Message aside, the movie fails because its creators can't choose between a possibly compelling tale of a desperate African man, Solomon Vandy (the virile Djmon Hounsou), trying to save his prepubescent son from the cruel fate of turning into a child soldier, and a more traditional Hollywood love story between a hero of dubious intentions and a female reporter out to save his soul in order to save a continent.

When they first meet at an open bar in Sierra Leone, Danny Archer (Leonardo DiCaprio) and Maddy Bowen (Jennifer Connelly, reviving the plucky, slightly prudish karma of Andie MacDowell) start to regard each other with the proper carnal instincts, before their verbal foreplay descends into plot-advancing exposition. Loath as I am to cry out for yet another hetero bed scene, they are at the core of what makes these babies rock-n-roll. One of the problems may be Leo's reluctance to go the Titanic route again. Curiously, he's only performed in two other love stories: one, Total Eclipse, a very brave stint with a man; the other, a punkish Romeo and Juliet that was a bit too MTV. Having finally shed the almost girlish beauty of his youth, now not automatically more lovely than his leading ladies, Leo should again turn on the love-jets if he truly wants to inherit Bogey's mantle.

Besides an inadequate love machine, the movie's also missing a proper villain. There is a good candidate in a one-eyed rebel commander who vows to kill Solomon, but the dude is dispatched too early. Blood Diamond is an earnest bit of terribly correct liberal propaganda that proves one of Hitchcock's adages: a good film should never be about its MacGuffin.

Apocalypto I'm not sure why Mel Gibson decided to make an action-adventure film concerning the decline of the Mayan civilization with a sensational, androgynously beautiful young actor in virtually every shot, but I'm mighty glad he did. I'm not sure if it qualifies for Best Picture honors, but this gorgeously filmed thriller is a non-condescending glimpse at an ancient culture (the spare dialogue sections are in Mayan) grappling with issues of survival, tribal loyalties and life meaning. It has some intensely violent scenes, which can be tempered by strategically averting one's gaze for a few seconds.

The story concerns a young man, Jaguar Paw (Rudy Youngblood), whose peaceful jungle village is invaded by a rival tribe looking for slaves and candidates for ritual sacrifices. Jaguar Paw is forced to leave his pregnant wife and infant son in a deep pit. Their fate becomes an engrossing subplot.

For all his flaws as a human being, Gibson is a first-rate filmmaker who is drawn to riveting stories. Here, he succeeds without inflicting any of his poisonous dogma. Yes, the set-piece scene, where Jaguar Paw and the surviving men of his tribe are dragged to the Mayan temple to have their still-beating hearts extracted and their heads removed, does bear a slight resemblance to Passion of the Christ's excruciating pathway to the cross. But Gibson is not spiritually besotted here. The trail of torture is filmed in a hyperrealistic style.
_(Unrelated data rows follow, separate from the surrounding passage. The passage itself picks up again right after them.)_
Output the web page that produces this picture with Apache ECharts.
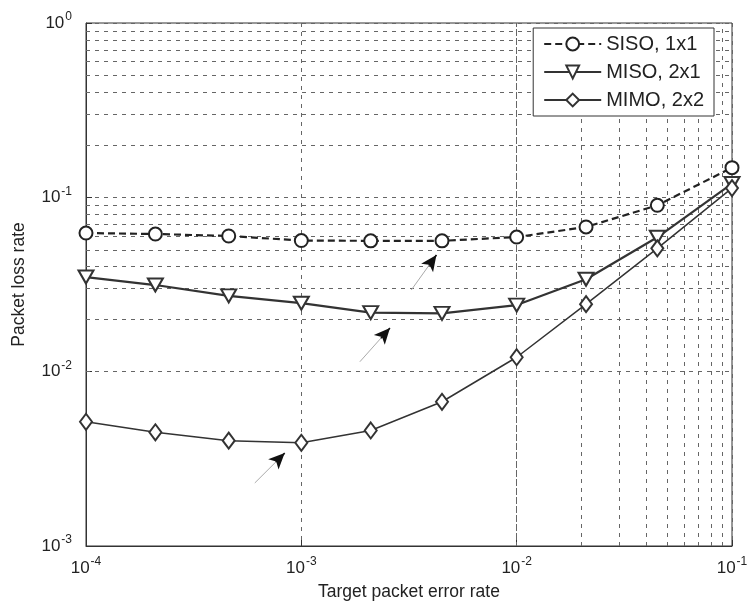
<!DOCTYPE html>
<html>
<head>
<meta charset="utf-8">
<script src="https://cdn.jsdelivr.net/npm/echarts@6/dist/echarts.min.js"></script>
<style>
  html, body { margin: 0; padding: 0; background: #fff; }
  #chart { width: 753px; height: 610px; }
</style>
</head>
<body>
<div id="chart"></div>
<script>
// values
const targetPER = [1e-4, 2.1e-4, 4.6e-4, 1e-3, 2.1e-3, 4.5e-3, 1e-2, 2.1e-2, 4.5e-2, 1e-1];
const sisoLoss = [0.0624, 0.0616, 0.0600, 0.0565, 0.0563, 0.0563, 0.0592, 0.0676, 0.090, 0.148];
const misoLoss = [0.0349, 0.0314, 0.0272, 0.0247, 0.0218, 0.0216, 0.0241, 0.0339, 0.059, 0.120];
const mimoLoss = [0.00516, 0.00449, 0.00402, 0.00391, 0.0046, 0.00672, 0.0121, 0.0244, 0.051, 0.113];

const xMinorGrid = [2e-4, 3e-4, 4e-4, 5e-4, 6e-4, 7e-4, 8e-4, 9e-4,
  2e-3, 3e-3, 4e-3, 5e-3, 6e-3, 7e-3, 8e-3, 9e-3,
  2e-2, 3e-2, 4e-2, 5e-2, 6e-2, 7e-2, 8e-2, 9e-2];
const yMinorGrid = [2e-3, 3e-3, 4e-3, 5e-3, 6e-3, 7e-3, 8e-3, 9e-3,
  2e-2, 3e-2, 4e-2, 5e-2, 6e-2, 7e-2, 8e-2, 9e-2,
  0.2, 0.3, 0.4, 0.5, 0.6, 0.7, 0.8, 0.9];

// annotation arrows: [tail, tip] in data units
const arrows = [
  [[3.24e-3, 0.0294], [4.24e-3, 0.0467]],
  [[1.87e-3, 0.0114], [2.58e-3, 0.0178]],
  [[6.08e-4, 0.0023], [8.37e-4, 0.00341]]
];

const pairs = (ys) => targetPER.map((x, i) => [x, ys[i]]);

const expLabel = (v) => '{b|10}{e|' + Math.round(Math.log10(v)) + '}';
const labelRich = {
  b: { fontSize: 17, color: '#222', fontFamily: 'Liberation Sans' },
  e: { fontSize: 12, color: '#222', fontFamily: 'Liberation Sans', padding: [0, 0, 12, 1] }
};

const gridDash = { color: '#666', width: 1, type: [4, 5] };

const chart = echarts.init(document.getElementById('chart'));

const arrowLines = [];
arrows.forEach(([tail, tip]) => {
  arrowLines.push([{ coord: tail, symbol: 'none', lineStyle: { color: '#aaa', width: 1, type: 'solid' } },
                   { coord: tip, symbol: 'none' }]);
  const mid = [tip[0] * Math.pow(tail[0] / tip[0], 0.3), tip[1] * Math.pow(tail[1] / tip[1], 0.3)];
  arrowLines.push([{ coord: mid, symbol: 'none', lineStyle: { color: '#111', width: 1.5, type: 'solid' } },
                   { coord: tip, symbol: 'arrow', symbolSize: [11, 16] }]);
});

chart.setOption({
  animation: false,
  backgroundColor: '#fff',
  textStyle: { fontFamily: 'Liberation Sans' },
  grid: {
    left: 86, right: 21, top: 23, bottom: 64,
    show: true, borderColor: '#333', borderWidth: 1, backgroundColor: 'transparent'
  },
  legend: {
    z: 20,
    orient: 'vertical',
    right: 39, top: 28,
    itemWidth: 57, itemHeight: 16, itemGap: 8,
    padding: [6, 10, 6, 10],
    backgroundColor: '#fff',
    borderColor: '#333', borderWidth: 1,
    textStyle: { fontSize: 20, color: '#222', fontFamily: 'Liberation Sans' },
    data: ['SISO, 1x1', 'MISO, 2x1', 'MIMO, 2x2']
  },
  xAxis: {
    type: 'log', logBase: 10, min: 1e-4, max: 1e-1,
    name: 'Target packet error rate',
    nameLocation: 'middle', nameGap: 37,
    nameTextStyle: { fontSize: 17.5, color: '#222' },
    axisLine: { show: true, lineStyle: { color: '#333' } },
    axisTick: { show: true, inside: true, length: 6, lineStyle: { color: '#333' } },
    axisLabel: { formatter: expLabel, rich: labelRich, margin: 10 },
    splitLine: { show: true, lineStyle: gridDash }
  },
  yAxis: {
    type: 'log', logBase: 10, min: 1e-3, max: 1,
    name: 'Packet loss rate',
    nameLocation: 'middle', nameGap: 58,
    nameTextStyle: { fontSize: 17.5, color: '#222' },
    axisLine: { show: true, lineStyle: { color: '#333' } },
    axisTick: { show: true, inside: true, length: 6, lineStyle: { color: '#333' } },
    axisLabel: { formatter: expLabel, rich: labelRich, margin: 14 },
    splitLine: { show: true, lineStyle: gridDash }
  },
  series: [
    {
      name: 'grid',
      type: 'line',
      data: [],
      silent: true,
      markLine: {
        silent: true, symbol: 'none', label: { show: false },
        lineStyle: gridDash,
        data: xMinorGrid.map(v => ({ xAxis: v })).concat(yMinorGrid.map(v => ({ yAxis: v })))
      }
    },
    {
      name: 'SISO, 1x1',
      type: 'line',
      z: 6,
      data: pairs(sisoLoss),
      symbol: 'emptyCircle', symbolSize: 13,
      lineStyle: { color: '#222', width: 2.2, type: [7, 4] },
      itemStyle: { color: '#222', borderWidth: 2 }
    },
    {
      name: 'MISO, 2x1',
      type: 'line',
      z: 6,
      data: pairs(misoLoss),
      symbol: 'emptyTriangle', symbolSize: [15, 13], symbolRotate: 180,
      lineStyle: { color: '#333', width: 2.2 },
      itemStyle: { color: '#333', borderWidth: 1.6 }
    },
    {
      name: 'MIMO, 2x2',
      type: 'line',
      z: 6,
      data: pairs(mimoLoss),
      symbol: 'emptyDiamond', symbolSize: [12, 16],
      lineStyle: { color: '#333', width: 1.5 },
      itemStyle: { color: '#333', borderWidth: 1.4 },
      markLine: {
        silent: true, label: { show: false },
        data: arrowLines
      }
    }
  ]
});
</script>
</body>
</html>
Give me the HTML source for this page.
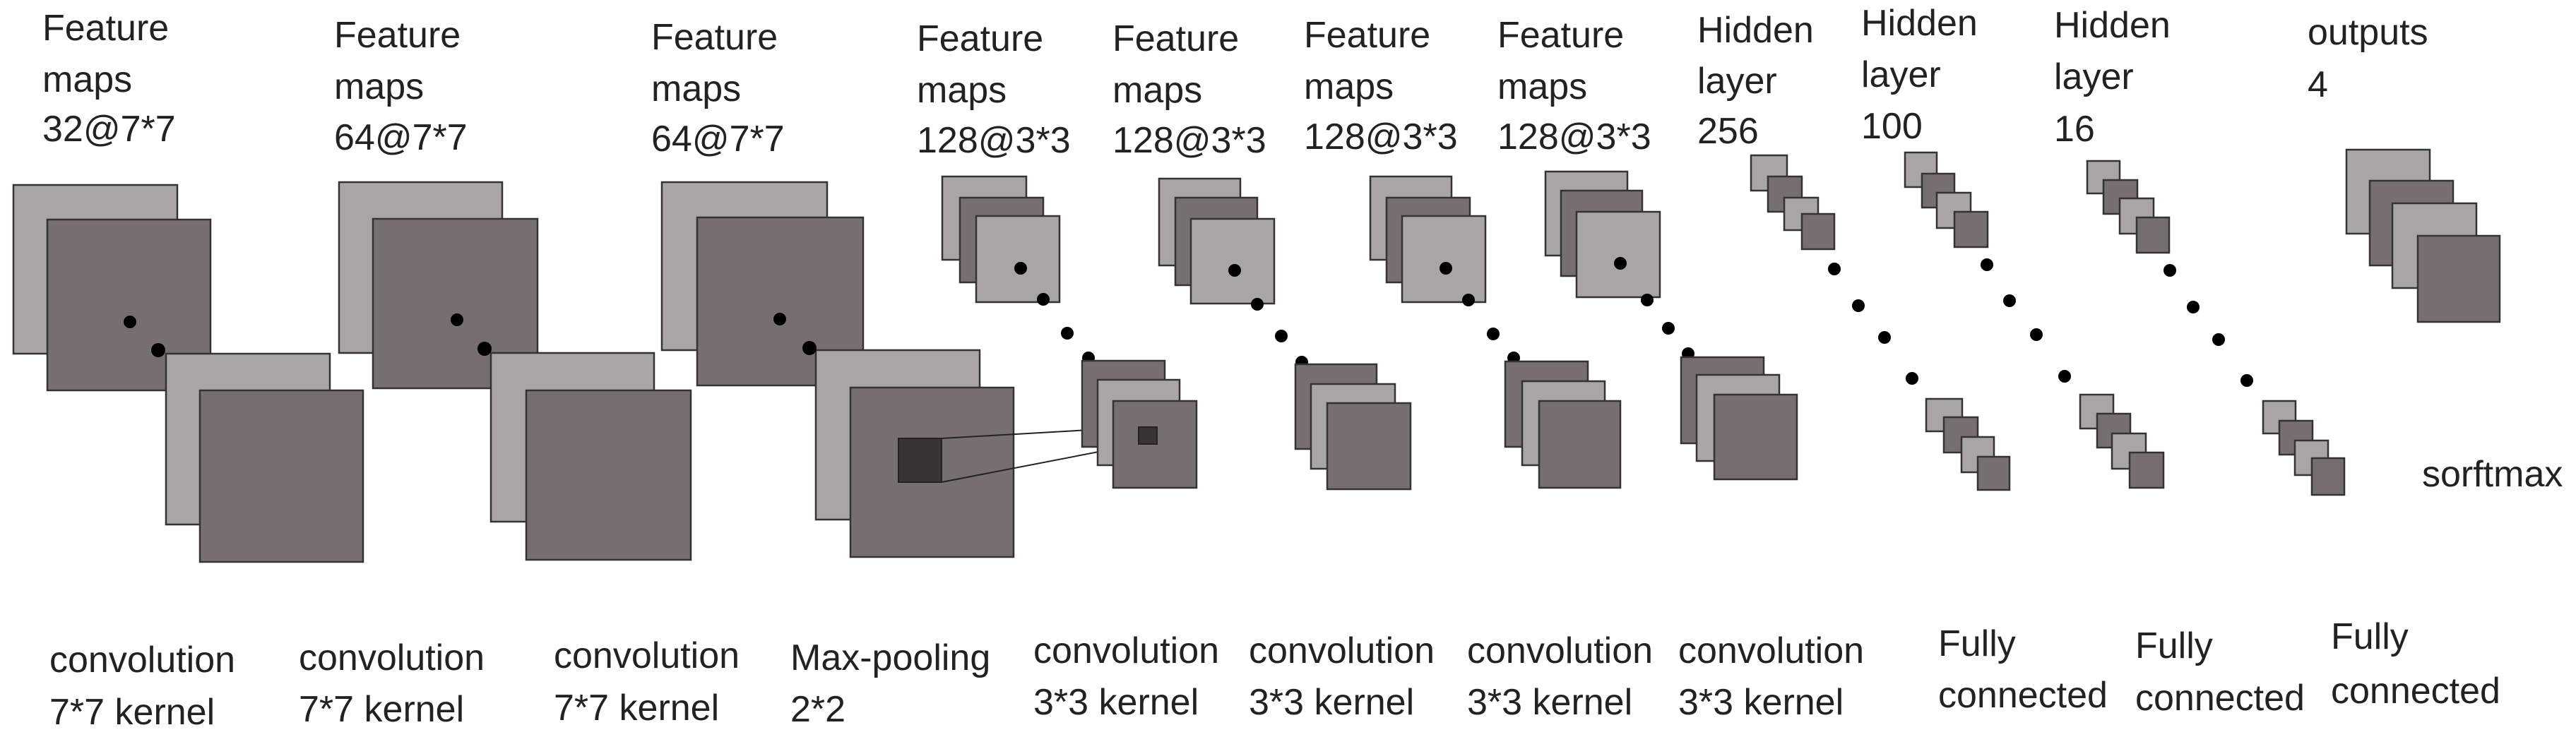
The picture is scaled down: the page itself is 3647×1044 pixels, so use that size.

Some truly miraculous things conspire to save Jaguar Paw. Everything we used to love in Saturday-morning serials has been revived, refined and used judiciously, including very scary sequences involving a huge rapids and a man-eating panther.

Besides the filmmaker's faith in his story, Apocalypto 's greatest asset is its unknown lead. Rudy Youngblood has a masculine but boyishly expressive face that reflects not only fear but also a kind of moral acuity rare in such an untested performer. Should he speak English, the movies will be his oyster, and quickly.

Gibson ends with a plot twist both surprising and fitting, in when-worlds-collide fashion. Apocalypto is the very best thing Gibson has done as a director, and should not be missed because of a shared repugnance for his off-screen worldview.